In fact he is due to collaborate with their sports and radio departments, as well as BBC Scotland, this week – and they are still the official broadcaster for his Earthshot environmental prize this autumn.
‘The duke made a point of saying he is a big believer in public broadcasting and a free Press, and it was very important for him to make that,’ the source said. ‘He kept his statement to the facts of the report and its findings.’
But they stressed the scope of the report was narrowly set, as were the terms of reference and the evidence permitted – and it was clear ‘there was more to events than that’.
The source added: ‘The investigation was very specifically looking at the run-up to the interview, how it was obtained and what the BBC did. But there’s lots of evidence around that [which hasn’t been heard].’
The Duke of Cambridge said the infamous 1995 Panorama interview made a ‘major contribution to making my parents’ relationship worse’
It is understood that William is not calling for a further official inquiry, but is keen on ‘keeping conversations going privately with the BBC and to see what comes out’.
Hours after his statement on the findings of the Dyson report, William was back at work yesterday as he flew to Scotland for the first in a week-long series of engagements, talking about mental health issues at a football club in Edinburgh.

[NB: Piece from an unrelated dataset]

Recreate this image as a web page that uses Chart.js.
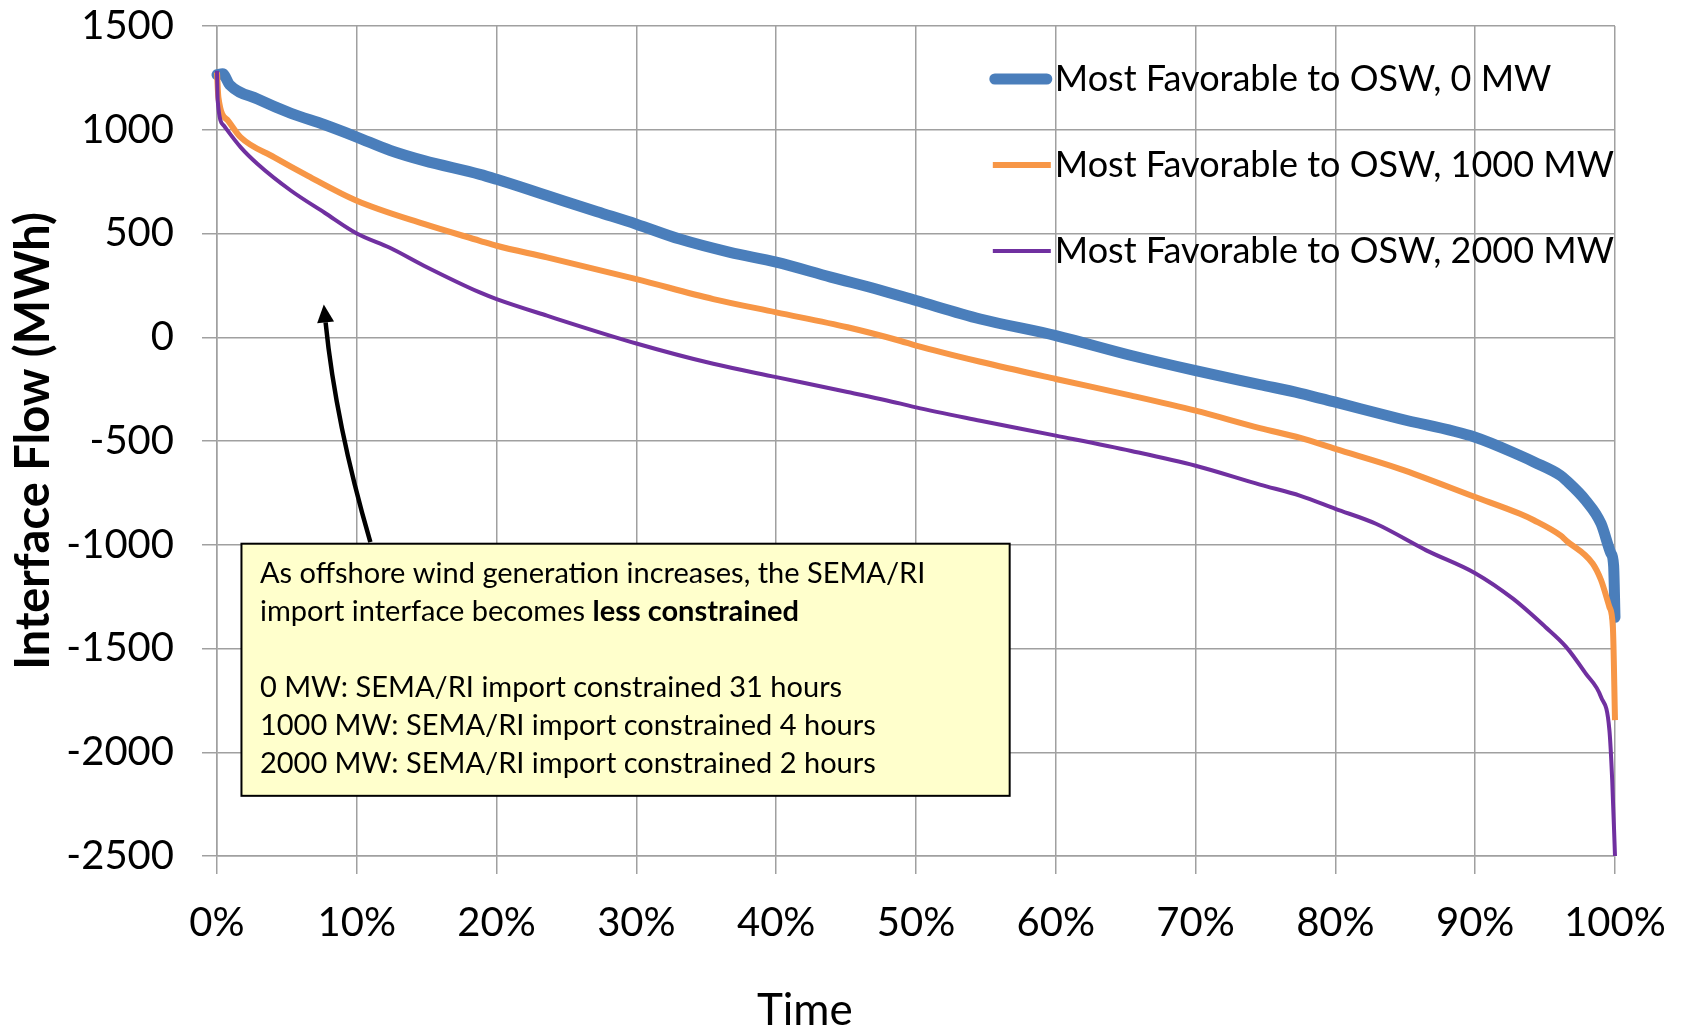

The source said: ‘The duke has arrived in Scotland and his mind is very much focused on his official duties [on behalf of the Queen] this week and other work coming up.
‘His statement was very personal to him, he has said his piece and now he is focusing on the job in hand.
‘But let’s just see what comes out. He is alive to the fact that this might be a wider issue and wants to keep exploring what else there might be.’
Prince William has vowed privately to continue his battle to uncover ‘the truth’ about how his mother came to be duped by Martin Bashir (pictured)
Sources have also suggested that this is very much a personal issue for William, who has been clearly devastated by the ‘lies and deceit’ employed against his late mother in getting the Bashir interview.
‘That’s what he wants to understand more about,’ said one. ‘It’s too soon to say he is going to have meetings [with the BBC], he has important work to focus on. But he will pick this up again. It will not go away.’
There was also a clear warning shot from Kensington Palace yesterday about those seeking to use or exploit the footage of Diana, which William clearly finds highly distressing.
A senior royal source told the Mail: ‘If there are any plans to continue to commercialise and exploit this, not just by the BBC but by any other outlets – upcoming episodes of The Crown, or whoever it might be – that would be of deep concern to him.’